Sometimes the last sheaf is called, not the Corn-mother, but the Harvest-mother or the Great Mother. In the province of Osnabrück (Hanover) it is called the Harvest-mother; it is made up in female form, and then the reapers dance about with it. In some parts of Westphalia the last sheaf at the rye harvest is made especially heavy by fastening stones in it. It is brought home on the last waggon and is called the Great Mother, though no special shape is given it. In the district of Erfurt a very heavy sheaf (not necessarily the last) is called the Great Mother, and is carried on the last waggon to the barn, where it is lifted down by all hands amid a fire of jokes.[1115]

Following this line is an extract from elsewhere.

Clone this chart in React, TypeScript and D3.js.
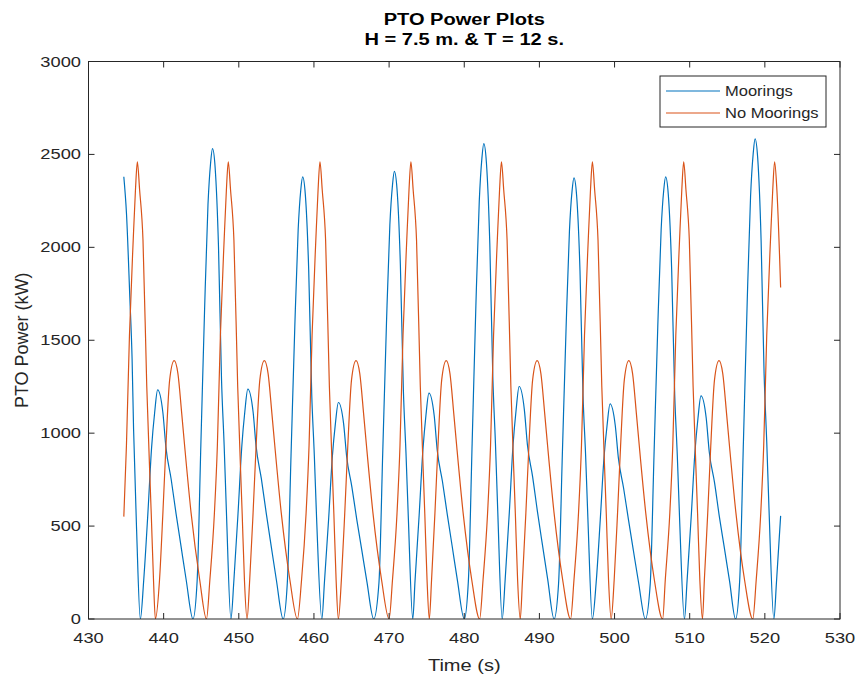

Sometimes again the last sheaf is called the Grandmother, and is adorned with flowers, ribbons, and a woman's apron. In East Prussia, at the rye or wheat harvest, the reapers call out to the woman who binds the last sheaf, “You are getting the Old Grandmother.” In the neighbourhood of Magdeburg the men and women servants strive who shall get the last sheaf, called the Grandmother. Whoever gets it will be married in the next year, but his or her spouse will be old; if a girl gets it, she will marry a widower; if a man gets it, he will marry an old crone. In Silesia the Grandmother—a huge bundle made up of three or four sheaves by the person who tied the last sheaf—was formerly fashioned into a rude likeness of the human form.[1116] In the neighbourhood of Belfast the last sheaf is sometimes called Granny. It is not cut in the usual way, but all the reapers throw [pg 337] their sickles at it and try to bring it down. It is plaited and kept till the (next?) autumn. Whoever gets it will marry in the course of the year.[1117]